Dec 25, 2025

100 Nights of Hero (Julia Jackman, 2025)


Based on Isabel Greenberg’s eponymous graphic novel, Julia Jackman’s sophomore feature ‘evangelizes the beauty and importance of female solidarity, creative power, and defiance against oppression’, as insightfully put by Anna Miller for Collider. A delightful tribute to the fundamental role of storytelling and its revolt-inciting properties across generations, 100 Nights of Hero plays out like a feminist fairy tale that sees the blooming of a lesbian romance between a maid, Hero, and her mistress, Cherry, into a delicate, yet dissident flower.

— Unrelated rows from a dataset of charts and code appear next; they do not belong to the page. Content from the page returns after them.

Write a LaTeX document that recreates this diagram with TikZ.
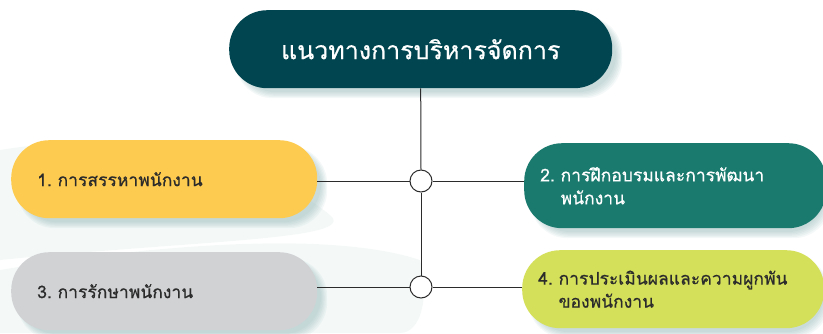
\documentclass[tikz,border=0pt]{standalone}
\usepackage{fontspec}
\newfontfamily\thaifont[Script=Thai,FakeBold=0.6]{Loma}
\usetikzlibrary{calc}
\definecolor{topteal}{HTML}{00454F}
\definecolor{boxyellow}{HTML}{FDCB4F}
\definecolor{boxteal}{HTML}{1A7A6E}
\definecolor{boxgray}{HTML}{D1D2D4}
\definecolor{boxlime}{HTML}{D4DF5A}
\definecolor{shadowc}{HTML}{7FAAAA}
\definecolor{linec}{HTML}{2B2B2B}
\definecolor{bgwisp}{HTML}{E8F3F1}
\tikzset{
  x=1pt,y=-1pt,
  card/.style={rectangle, rounded corners=38pt, draw=none, minimum height=78pt, align=left, font=\thaifont\fontsize{17.5}{23}\selectfont, anchor=north west},
  conn/.style={draw=linec, line width=1pt},
  joint/.style={circle, draw=linec, line width=1pt, fill=white, minimum size=22pt, inner sep=0pt},
}
\newcommand{\softshadow}[4]{%
  \foreach \k in {1,...,6}{%
    \fill[shadowc, opacity=0.08, rounded corners=38pt] ($(#1,#2)+(6-\k*0.5+3,6-\k*0.5+3)$) rectangle ($(#3,#4)+(\k*1.2+3,\k*1.2+3)$);
  }%
}
\begin{document}
\begin{tikzpicture}
\useasboundingbox (0,0) rectangle (823,333);
\fill[white] (0,0) rectangle (823,333);
% faint background wisps
\fill[bgwisp, opacity=0.45] (0,150) .. controls (120,130) and (250,150) .. (330,215) .. controls (360,240) and (200,240) .. (0,260) -- cycle;
\fill[bgwisp, opacity=0.45] (0,270) .. controls (150,245) and (330,230) .. (420,260) .. controls (430,300) and (420,333) .. (400,333) -- (0,333) -- cycle;
% shadows
\softshadow{229}{10}{612}{88}
\softshadow{11}{140}{317}{218}
\softshadow{524}{143}{821}{228}
\softshadow{11}{252}{317}{330}
\softshadow{522}{250}{820}{328}
% boxes
\node[card, fill=topteal, text=white, minimum width=383pt, inner xsep=0pt, align=center, anchor=north west, font=\thaifont\fontsize{25}{28}\selectfont] (top) at (229,10) {แนวทางการบริหารจัดการ};
\node[card, fill=boxyellow, text=linec, minimum width=306pt, text width=254pt, inner xsep=26pt] (b1) at (11,140) {1.\ การสรรหาพนักงาน};
\node[card, fill=boxteal, text=white, minimum width=297pt, minimum height=85pt, text width=270pt, inner xsep=16pt] (b2) at (524,143) {2.\ การฝึกอบรมและการพัฒนา\\\hphantom{2.\ }พนักงาน};
\node[card, fill=boxgray, text=linec, minimum width=306pt, text width=254pt, inner xsep=26pt] (b3) at (11,252) {3.\ การรักษาพนักงาน};
\node[card, fill=boxlime, text=linec, minimum width=298pt, text width=270pt, inner xsep=16pt] (b4) at (522,250) {4.\ การประเมินผลและความผูกพัน\\\hphantom{4.\ }ของพนักงาน};
% joints
\node[joint] (c1) at (421,181) {};
\node[joint] (c2) at (421,287) {};
% connectors
\draw[conn] (top.south) -- (c1.north);
\draw[conn] (c1.south) -- (c2.north);
\draw[conn] (b1.east |- c1.west) -- (c1.west);
\draw[conn] (c1.east) -- (c1.east -| b2.west);
\draw[conn] (b3.east |- c2.west) -- (c2.west);
\draw[conn] (c2.east) -- (c2.east -| b4.west);
\end{tikzpicture}
\end{document}
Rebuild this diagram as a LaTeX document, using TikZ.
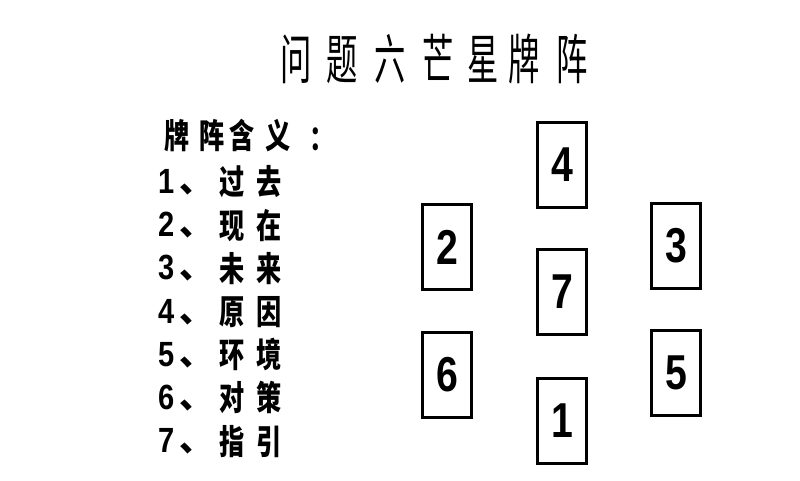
\documentclass[tikz,border=0pt]{standalone}
\usepackage{fontspec}
\usepackage{graphicx}
\setmainfont{Liberation Sans}
\newfontfamily\cjk{Noto Sans CJK SC}
\newcommand\nx[1]{\scalebox{0.74}[1]{#1}}
\newcommand\tx[1]{\scalebox{0.58}[1]{#1}}
\newcommand\dx[1]{\scalebox{0.83}[1]{#1}}
\newcommand\cx[1]{\scalebox{0.8}[1]{#1}}
\begin{document}
\begin{tikzpicture}[x=1pt,y=-1pt,
  card/.style={draw, line width=3pt, minimum width=49pt, minimum height=85pt, inner sep=0pt, font=\bfseries\fontsize{49}{49}\selectfont},
  cj/.style={inner sep=0pt, text height=29.9pt, text depth=4.1pt, font=\cjk\bfseries\fontsize{34}{34}\selectfont},
  dg/.style={inner sep=0pt, font=\bfseries\fontsize{35}{35}\selectfont},
  tt/.style={inner sep=0pt, text height=47.5pt, text depth=6.5pt, font=\cjk\fontsize{54}{54}\selectfont}]
\useasboundingbox[fill=white] (0,0) rectangle (800,480);
% title
\foreach \c/\x [count=\n] in {问/296,题/342,六/390,芒/438,星/483,牌/524,阵/572}
  \node[tt] (t\n) at (\x,59) {\tx{\c}};
% header
\foreach \c/\x [count=\n] in {牌/177,阵/212,含/242,义/278}
  \node[cj] (h\n) at (\x,136) {\nx{\c}};
\node[cj] (h5) at (322,138) {\nx{：}};
% rows
\foreach \i/\a/\b in {1/过/去,2/现/在,3/未/来,4/原/因,5/环/境,6/对/策,7/指/引}{
  \node[dg] (d\i) at (167,{181.5+(\i-1)*43.2}) {\dx{\i}};
  \node[cj] (p\i) at (196.5,{179.5+(\i-1)*43.2}) {、};
  \node[cj] (a\i) at (232,{182+(\i-1)*43.2}) {\nx{\a}};
  \node[cj] (b\i) at (269,{182+(\i-1)*43.2}) {\nx{\b}};
}
% cards
\node[card] (c4) at (562,165) {\cx{4}};
\node[card] (c2) at (447,247) {\cx{2}};
\node[card] (c3) at (676,245.5) {\cx{3}};
\node[card] (c7) at (562,292) {\cx{7}};
\node[card] (c6) at (447,374.5) {\cx{6}};
\node[card] (c5) at (676,373) {\cx{5}};
\node[card] (c1) at (562,420.5) {\cx{1}};
\end{tikzpicture}
\end{document}
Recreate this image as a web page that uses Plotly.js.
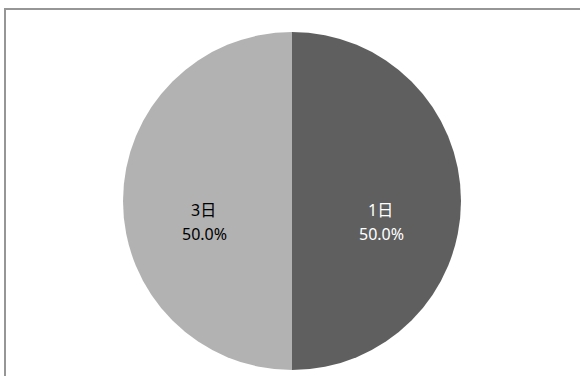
<!DOCTYPE html>
<html>
<head>
<meta charset="utf-8">
<script src="https://cdn.plot.ly/plotly-3.0.1.min.js"></script>
<style>html,body{margin:0;padding:0;background:#fff;}#chart{width:580px;height:376px;}</style>
</head>
<body>
<div id="chart"></div>
<script>
const categories = ['1日', '3日'];
const values = [1, 1];
const colors = ['#5f5f5f', '#b2b2b2'];
const textColors = ['#ffffff', '#000000'];

const W = 580, H = 376;
const cx = 292, cy = 201, R = 169;

const trace = {
  type: 'pie',
  labels: categories,
  values: values,
  sort: false,
  direction: 'clockwise',
  rotation: 0,
  marker: {colors: colors, line: {width: 0}},
  textinfo: 'none',
  hoverinfo: 'none',
  showlegend: false,
  domain: {x: [(cx - R)/W, (cx + R)/W], y: [(H - cy - R)/H, (H - cy + R)/H]}
};

// label annotations derived from the data (mid-angle of each slice)
const total = values.reduce((a, b) => a + b, 0);
const annotations = [];
let cum = 0;
const font = {family: '"Noto Sans", "Noto Sans CJK JP", sans-serif', size: 16};
values.forEach((v, i) => {
  const mid = (cum + v / 2) / total * 2 * Math.PI;
  cum += v;
  const dx = Math.sin(mid) * R * 0.525;
  const dy = Math.cos(mid) * R * 0.525;
  const pct = (v / total * 100).toFixed(1) + '%';
  const base = {xref: 'paper', yref: 'paper', x: cx / W, y: (H - cy) / H,
    showarrow: false, xanchor: 'center', yanchor: 'middle',
    font: Object.assign({}, font, {color: textColors[i]})};
  annotations.push(Object.assign({}, base, {text: categories[i], xshift: dx, yshift: dy - 9}));
  annotations.push(Object.assign({}, base, {text: pct, xshift: dx + 1, yshift: dy - 33}));
});

const layout = {
  width: W, height: H,
  margin: {l: 0, r: 0, t: 0, b: 0},
  paper_bgcolor: '#ffffff',
  showlegend: false,
  annotations: annotations,
  shapes: [{
    type: 'rect', xref: 'paper', yref: 'paper',
    x0: 5/W, x1: 1.05, y0: -0.05, y1: (H - 9)/H,
    line: {color: '#969696', width: 2}, fillcolor: 'rgba(0,0,0,0)'
  }]
};

Plotly.newPlot('chart', [trace], layout, {displayModeBar: false, staticPlot: true});
</script>
</body>
</html>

Set in a fictitious world illuminated by three Moons, but eclipsed by the misogyny of the so-called Beaked Brothers – the worshippers of the Birdman deity, Jackman’s soft-spoken narrative unfolds with poise and a picture-book-like precision reflected in meticulously, and oft-symmetrically framed shots. With a keen eye and even keener sense of lighting and composition, DP Xenia Patricia captures the imaginatively stylized splendor of both sets (by Sofia Sacomani), and costumes (by Susie Coulthard) which are – decidedly – not a mere reconstruction of a specific historical period, but rather a bold, authentic mix of contemporary and pseudo-medieval fashion.


The film’s brilliant aesthetics – lent an extra oomph by the subtle campiness of the whole affair – evoke the fantasy sequences of Tarsem Singh’s The Fall, and to a certain degree, Athina Rachel Tsangari’s short The Capsule, posing as a spiritual successor to the former title. In accordance with the setting, women are restricted even by their own dresses, whereas men sport ‘free-spirited attire’, as Coulthard herself claims in a Vogue interview, and the above-mentioned brotherhood is ridiculed through their ritualistic masks and Inquisition-inspired robes. And the cast wearing the heavily symbolic designs does an admirable job, with the magnetic trio of Emma Corrin, Maika Monroe and Nicholas Galitzin (He-Man-to-be in the upcoming adaptation of the cult 80’s cartoon) as vertices of a strange love triangle.